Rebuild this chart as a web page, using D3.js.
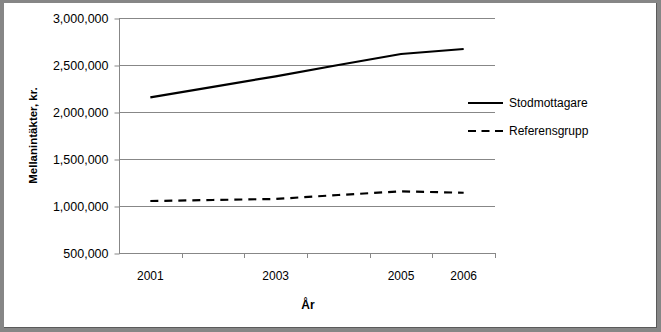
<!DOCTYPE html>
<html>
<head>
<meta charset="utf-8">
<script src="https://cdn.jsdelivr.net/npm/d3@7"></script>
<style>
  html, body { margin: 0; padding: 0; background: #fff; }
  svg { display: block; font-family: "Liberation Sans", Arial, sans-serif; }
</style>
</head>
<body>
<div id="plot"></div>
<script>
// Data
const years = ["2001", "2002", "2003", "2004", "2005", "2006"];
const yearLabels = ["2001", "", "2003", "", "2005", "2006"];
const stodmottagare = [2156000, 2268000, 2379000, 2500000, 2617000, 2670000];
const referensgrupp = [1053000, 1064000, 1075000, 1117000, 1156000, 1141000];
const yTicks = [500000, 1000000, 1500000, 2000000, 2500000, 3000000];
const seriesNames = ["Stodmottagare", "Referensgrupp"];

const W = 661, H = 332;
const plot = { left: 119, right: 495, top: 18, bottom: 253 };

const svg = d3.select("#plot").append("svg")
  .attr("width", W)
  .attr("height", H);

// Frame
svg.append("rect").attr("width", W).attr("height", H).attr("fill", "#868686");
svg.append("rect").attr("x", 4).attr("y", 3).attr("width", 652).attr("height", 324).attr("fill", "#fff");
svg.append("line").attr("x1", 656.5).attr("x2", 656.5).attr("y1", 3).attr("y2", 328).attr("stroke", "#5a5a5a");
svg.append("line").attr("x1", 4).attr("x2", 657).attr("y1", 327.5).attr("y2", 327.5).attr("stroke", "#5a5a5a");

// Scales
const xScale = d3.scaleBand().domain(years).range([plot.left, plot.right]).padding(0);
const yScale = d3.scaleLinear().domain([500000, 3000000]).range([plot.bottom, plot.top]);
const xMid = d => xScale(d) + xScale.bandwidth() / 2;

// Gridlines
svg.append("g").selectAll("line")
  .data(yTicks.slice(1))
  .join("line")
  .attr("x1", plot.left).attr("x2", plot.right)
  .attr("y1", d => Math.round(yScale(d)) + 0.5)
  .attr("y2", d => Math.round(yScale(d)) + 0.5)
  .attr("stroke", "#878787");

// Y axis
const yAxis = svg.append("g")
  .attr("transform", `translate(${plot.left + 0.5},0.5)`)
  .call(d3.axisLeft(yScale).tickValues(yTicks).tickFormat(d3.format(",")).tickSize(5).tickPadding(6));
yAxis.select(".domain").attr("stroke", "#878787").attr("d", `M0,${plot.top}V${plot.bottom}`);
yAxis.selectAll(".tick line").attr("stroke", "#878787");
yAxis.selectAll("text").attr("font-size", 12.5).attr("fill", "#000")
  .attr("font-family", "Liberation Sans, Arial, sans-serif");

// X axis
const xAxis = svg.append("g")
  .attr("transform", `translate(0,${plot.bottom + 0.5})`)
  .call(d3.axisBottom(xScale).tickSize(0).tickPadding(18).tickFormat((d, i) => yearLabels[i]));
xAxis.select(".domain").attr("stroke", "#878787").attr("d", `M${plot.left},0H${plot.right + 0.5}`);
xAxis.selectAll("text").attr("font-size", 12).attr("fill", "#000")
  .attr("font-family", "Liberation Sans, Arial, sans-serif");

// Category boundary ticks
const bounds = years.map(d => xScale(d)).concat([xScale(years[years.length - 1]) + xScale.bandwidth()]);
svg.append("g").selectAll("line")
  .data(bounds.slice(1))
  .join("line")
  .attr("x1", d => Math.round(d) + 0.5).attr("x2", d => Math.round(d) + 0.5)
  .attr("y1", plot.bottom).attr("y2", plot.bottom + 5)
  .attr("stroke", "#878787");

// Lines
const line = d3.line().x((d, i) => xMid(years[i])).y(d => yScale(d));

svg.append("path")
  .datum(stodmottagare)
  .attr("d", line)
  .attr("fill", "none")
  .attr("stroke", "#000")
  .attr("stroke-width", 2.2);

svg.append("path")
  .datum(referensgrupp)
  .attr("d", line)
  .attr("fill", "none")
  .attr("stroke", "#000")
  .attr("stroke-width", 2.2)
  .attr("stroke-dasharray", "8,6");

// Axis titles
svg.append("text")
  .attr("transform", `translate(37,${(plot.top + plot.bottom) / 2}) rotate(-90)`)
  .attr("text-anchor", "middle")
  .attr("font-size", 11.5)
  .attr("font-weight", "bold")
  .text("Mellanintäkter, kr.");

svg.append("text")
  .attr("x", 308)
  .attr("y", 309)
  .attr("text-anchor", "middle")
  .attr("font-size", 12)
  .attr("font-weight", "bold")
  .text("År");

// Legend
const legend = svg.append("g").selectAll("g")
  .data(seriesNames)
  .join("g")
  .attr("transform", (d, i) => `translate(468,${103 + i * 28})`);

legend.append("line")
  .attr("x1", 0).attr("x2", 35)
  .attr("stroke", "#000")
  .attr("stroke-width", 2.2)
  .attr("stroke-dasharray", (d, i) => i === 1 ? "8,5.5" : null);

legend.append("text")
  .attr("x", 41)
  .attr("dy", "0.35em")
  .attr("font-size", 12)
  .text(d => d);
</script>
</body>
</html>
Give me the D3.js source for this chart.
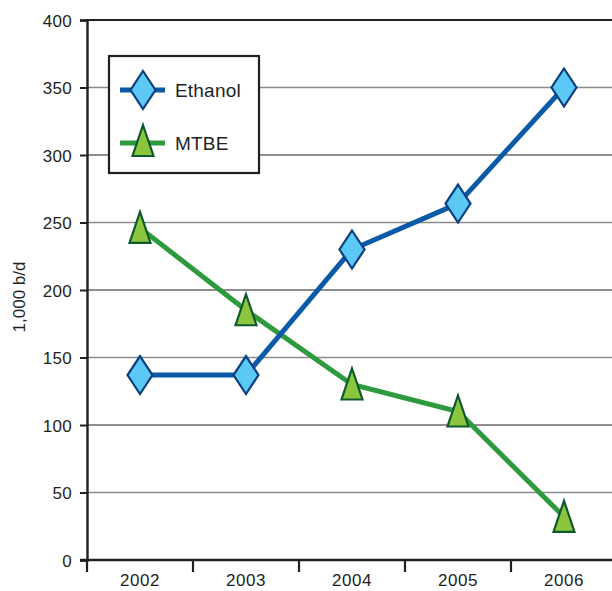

PROBLEM DESCRIPTION:
From start to finish, output the listing exactly, but omit its pictures.

THE RESULT:
Rebuild this chart as a web page, using D3.js.
<!DOCTYPE html>
<html>
<head>
<meta charset="utf-8">
<script src="https://cdn.jsdelivr.net/npm/d3@7"></script>
<style>
  html, body { margin: 0; padding: 0; background: #fff; }
  svg { display: block; font-family: "Liberation Sans", Arial, sans-serif; }
</style>
</head>
<body>
<div id="plot"></div>
<script>
// Data
const years = ["2001", "2002", "2003", "2004", "2005", "2006"];
const yearLabels = ["2001", "", "2003", "", "2005", "2006"];
const stodmottagare = [2156000, 2268000, 2379000, 2500000, 2617000, 2670000];
const referensgrupp = [1053000, 1064000, 1075000, 1117000, 1156000, 1141000];
const yTicks = [500000, 1000000, 1500000, 2000000, 2500000, 3000000];
const seriesNames = ["Stodmottagare", "Referensgrupp"];

const W = 661, H = 332;
const plot = { left: 119, right: 495, top: 18, bottom: 253 };

const svg = d3.select("#plot").append("svg")
  .attr("width", W)
  .attr("height", H);

// Frame
svg.append("rect").attr("width", W).attr("height", H).attr("fill", "#868686");
svg.append("rect").attr("x", 4).attr("y", 3).attr("width", 652).attr("height", 324).attr("fill", "#fff");
svg.append("line").attr("x1", 656.5).attr("x2", 656.5).attr("y1", 3).attr("y2", 328).attr("stroke", "#5a5a5a");
svg.append("line").attr("x1", 4).attr("x2", 657).attr("y1", 327.5).attr("y2", 327.5).attr("stroke", "#5a5a5a");

// Scales
const xScale = d3.scaleBand().domain(years).range([plot.left, plot.right]).padding(0);
const yScale = d3.scaleLinear().domain([500000, 3000000]).range([plot.bottom, plot.top]);
const xMid = d => xScale(d) + xScale.bandwidth() / 2;

// Gridlines
svg.append("g").selectAll("line")
  .data(yTicks.slice(1))
  .join("line")
  .attr("x1", plot.left).attr("x2", plot.right)
  .attr("y1", d => Math.round(yScale(d)) + 0.5)
  .attr("y2", d => Math.round(yScale(d)) + 0.5)
  .attr("stroke", "#878787");

// Y axis
const yAxis = svg.append("g")
  .attr("transform", `translate(${plot.left + 0.5},0.5)`)
  .call(d3.axisLeft(yScale).tickValues(yTicks).tickFormat(d3.format(",")).tickSize(5).tickPadding(6));
yAxis.select(".domain").attr("stroke", "#878787").attr("d", `M0,${plot.top}V${plot.bottom}`);
yAxis.selectAll(".tick line").attr("stroke", "#878787");
yAxis.selectAll("text").attr("font-size", 12.5).attr("fill", "#000")
  .attr("font-family", "Liberation Sans, Arial, sans-serif");

// X axis
const xAxis = svg.append("g")
  .attr("transform", `translate(0,${plot.bottom + 0.5})`)
  .call(d3.axisBottom(xScale).tickSize(0).tickPadding(18).tickFormat((d, i) => yearLabels[i]));
xAxis.select(".domain").attr("stroke", "#878787").attr("d", `M${plot.left},0H${plot.right + 0.5}`);
xAxis.selectAll("text").attr("font-size", 12).attr("fill", "#000")
  .attr("font-family", "Liberation Sans, Arial, sans-serif");

// Category boundary ticks
const bounds = years.map(d => xScale(d)).concat([xScale(years[years.length - 1]) + xScale.bandwidth()]);
svg.append("g").selectAll("line")
  .data(bounds.slice(1))
  .join("line")
  .attr("x1", d => Math.round(d) + 0.5).attr("x2", d => Math.round(d) + 0.5)
  .attr("y1", plot.bottom).attr("y2", plot.bottom + 5)
  .attr("stroke", "#878787");

// Lines
const line = d3.line().x((d, i) => xMid(years[i])).y(d => yScale(d));

svg.append("path")
  .datum(stodmottagare)
  .attr("d", line)
  .attr("fill", "none")
  .attr("stroke", "#000")
  .attr("stroke-width", 2.2);

svg.append("path")
  .datum(referensgrupp)
  .attr("d", line)
  .attr("fill", "none")
  .attr("stroke", "#000")
  .attr("stroke-width", 2.2)
  .attr("stroke-dasharray", "8,6");

// Axis titles
svg.append("text")
  .attr("transform", `translate(37,${(plot.top + plot.bottom) / 2}) rotate(-90)`)
  .attr("text-anchor", "middle")
  .attr("font-size", 11.5)
  .attr("font-weight", "bold")
  .text("Mellanintäkter, kr.");

svg.append("text")
  .attr("x", 308)
  .attr("y", 309)
  .attr("text-anchor", "middle")
  .attr("font-size", 12)
  .attr("font-weight", "bold")
  .text("År");

// Legend
const legend = svg.append("g").selectAll("g")
  .data(seriesNames)
  .join("g")
  .attr("transform", (d, i) => `translate(468,${103 + i * 28})`);

legend.append("line")
  .attr("x1", 0).attr("x2", 35)
  .attr("stroke", "#000")
  .attr("stroke-width", 2.2)
  .attr("stroke-dasharray", (d, i) => i === 1 ? "8,5.5" : null);

legend.append("text")
  .attr("x", 41)
  .attr("dy", "0.35em")
  .attr("font-size", 12)
  .text(d => d);
</script>
</body>
</html>
Give me the D3.js source for this chart.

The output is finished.